• **WHAT NEEDS TO BE DONE**: Retype the whole listing, please, keeping every line exact and dropping the pictures.

• **COLLECTED MATERIAL**:
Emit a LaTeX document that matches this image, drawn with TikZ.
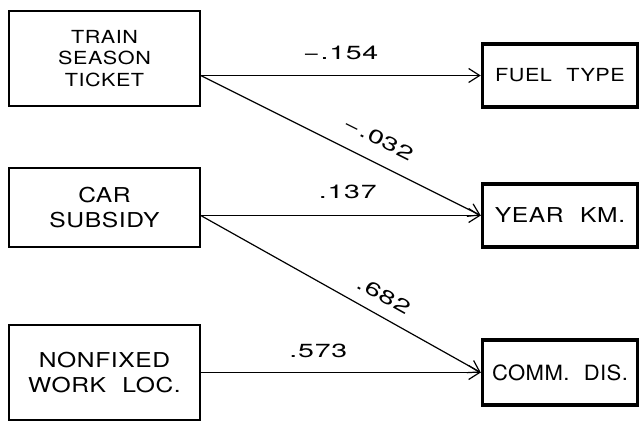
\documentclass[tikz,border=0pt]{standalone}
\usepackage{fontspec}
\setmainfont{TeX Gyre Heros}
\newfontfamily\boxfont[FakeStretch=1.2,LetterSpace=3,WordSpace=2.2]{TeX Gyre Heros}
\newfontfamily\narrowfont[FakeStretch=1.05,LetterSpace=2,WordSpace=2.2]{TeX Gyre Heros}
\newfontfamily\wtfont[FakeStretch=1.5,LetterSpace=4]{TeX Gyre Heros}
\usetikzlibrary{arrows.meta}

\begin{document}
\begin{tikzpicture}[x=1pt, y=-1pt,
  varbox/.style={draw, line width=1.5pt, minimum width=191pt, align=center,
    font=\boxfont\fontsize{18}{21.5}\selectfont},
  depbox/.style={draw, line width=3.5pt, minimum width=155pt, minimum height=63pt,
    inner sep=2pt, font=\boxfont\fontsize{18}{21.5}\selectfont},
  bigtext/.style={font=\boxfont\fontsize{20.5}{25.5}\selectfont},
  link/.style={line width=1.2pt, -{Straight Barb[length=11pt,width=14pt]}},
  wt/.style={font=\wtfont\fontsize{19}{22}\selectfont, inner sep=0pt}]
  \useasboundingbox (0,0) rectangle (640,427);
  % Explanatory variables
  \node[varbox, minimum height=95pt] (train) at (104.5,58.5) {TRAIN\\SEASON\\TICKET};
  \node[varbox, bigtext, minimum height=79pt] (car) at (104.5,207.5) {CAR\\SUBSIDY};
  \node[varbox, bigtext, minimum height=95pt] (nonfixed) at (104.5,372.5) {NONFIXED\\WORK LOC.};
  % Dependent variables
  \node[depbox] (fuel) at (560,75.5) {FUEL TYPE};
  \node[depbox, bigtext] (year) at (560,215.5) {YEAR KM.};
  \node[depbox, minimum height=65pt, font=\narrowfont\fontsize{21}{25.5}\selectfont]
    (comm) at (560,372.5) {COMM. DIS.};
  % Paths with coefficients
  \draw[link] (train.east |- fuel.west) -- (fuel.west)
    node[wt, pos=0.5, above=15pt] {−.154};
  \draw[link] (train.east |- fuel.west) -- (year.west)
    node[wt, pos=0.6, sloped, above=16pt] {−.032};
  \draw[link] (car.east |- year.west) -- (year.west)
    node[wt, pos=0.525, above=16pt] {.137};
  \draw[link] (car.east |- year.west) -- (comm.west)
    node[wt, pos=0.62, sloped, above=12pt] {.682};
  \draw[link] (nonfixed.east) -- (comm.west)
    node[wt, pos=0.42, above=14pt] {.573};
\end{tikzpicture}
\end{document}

• **EXERCISE OUTPUT**:
Emit a LaTeX document that matches this image, drawn with TikZ.
\documentclass[tikz,border=0pt]{standalone}
\usepackage{fontspec}
\setmainfont{TeX Gyre Heros}
\newfontfamily\boxfont[FakeStretch=1.2,LetterSpace=3,WordSpace=2.2]{TeX Gyre Heros}
\newfontfamily\narrowfont[FakeStretch=1.05,LetterSpace=2,WordSpace=2.2]{TeX Gyre Heros}
\newfontfamily\wtfont[FakeStretch=1.5,LetterSpace=4]{TeX Gyre Heros}
\usetikzlibrary{arrows.meta}

\begin{document}
\begin{tikzpicture}[x=1pt, y=-1pt,
  varbox/.style={draw, line width=1.5pt, minimum width=191pt, align=center,
    font=\boxfont\fontsize{18}{21.5}\selectfont},
  depbox/.style={draw, line width=3.5pt, minimum width=155pt, minimum height=63pt,
    inner sep=2pt, font=\boxfont\fontsize{18}{21.5}\selectfont},
  bigtext/.style={font=\boxfont\fontsize{20.5}{25.5}\selectfont},
  link/.style={line width=1.2pt, -{Straight Barb[length=11pt,width=14pt]}},
  wt/.style={font=\wtfont\fontsize{19}{22}\selectfont, inner sep=0pt}]
  \useasboundingbox (0,0) rectangle (640,427);
  % Explanatory variables
  \node[varbox, minimum height=95pt] (train) at (104.5,58.5) {TRAIN\\SEASON\\TICKET};
  \node[varbox, bigtext, minimum height=79pt] (car) at (104.5,207.5) {CAR\\SUBSIDY};
  \node[varbox, bigtext, minimum height=95pt] (nonfixed) at (104.5,372.5) {NONFIXED\\WORK LOC.};
  % Dependent variables
  \node[depbox] (fuel) at (560,75.5) {FUEL TYPE};
  \node[depbox, bigtext] (year) at (560,215.5) {YEAR KM.};
  \node[depbox, minimum height=65pt, font=\narrowfont\fontsize{21}{25.5}\selectfont]
    (comm) at (560,372.5) {COMM. DIS.};
  % Paths with coefficients
  \draw[link] (train.east |- fuel.west) -- (fuel.west)
    node[wt, pos=0.5, above=15pt] {−.154};
  \draw[link] (train.east |- fuel.west) -- (year.west)
    node[wt, pos=0.6, sloped, above=16pt] {−.032};
  \draw[link] (car.east |- year.west) -- (year.west)
    node[wt, pos=0.525, above=16pt] {.137};
  \draw[link] (car.east |- year.west) -- (comm.west)
    node[wt, pos=0.62, sloped, above=12pt] {.682};
  \draw[link] (nonfixed.east) -- (comm.west)
    node[wt, pos=0.42, above=14pt] {.573};
\end{tikzpicture}
\end{document}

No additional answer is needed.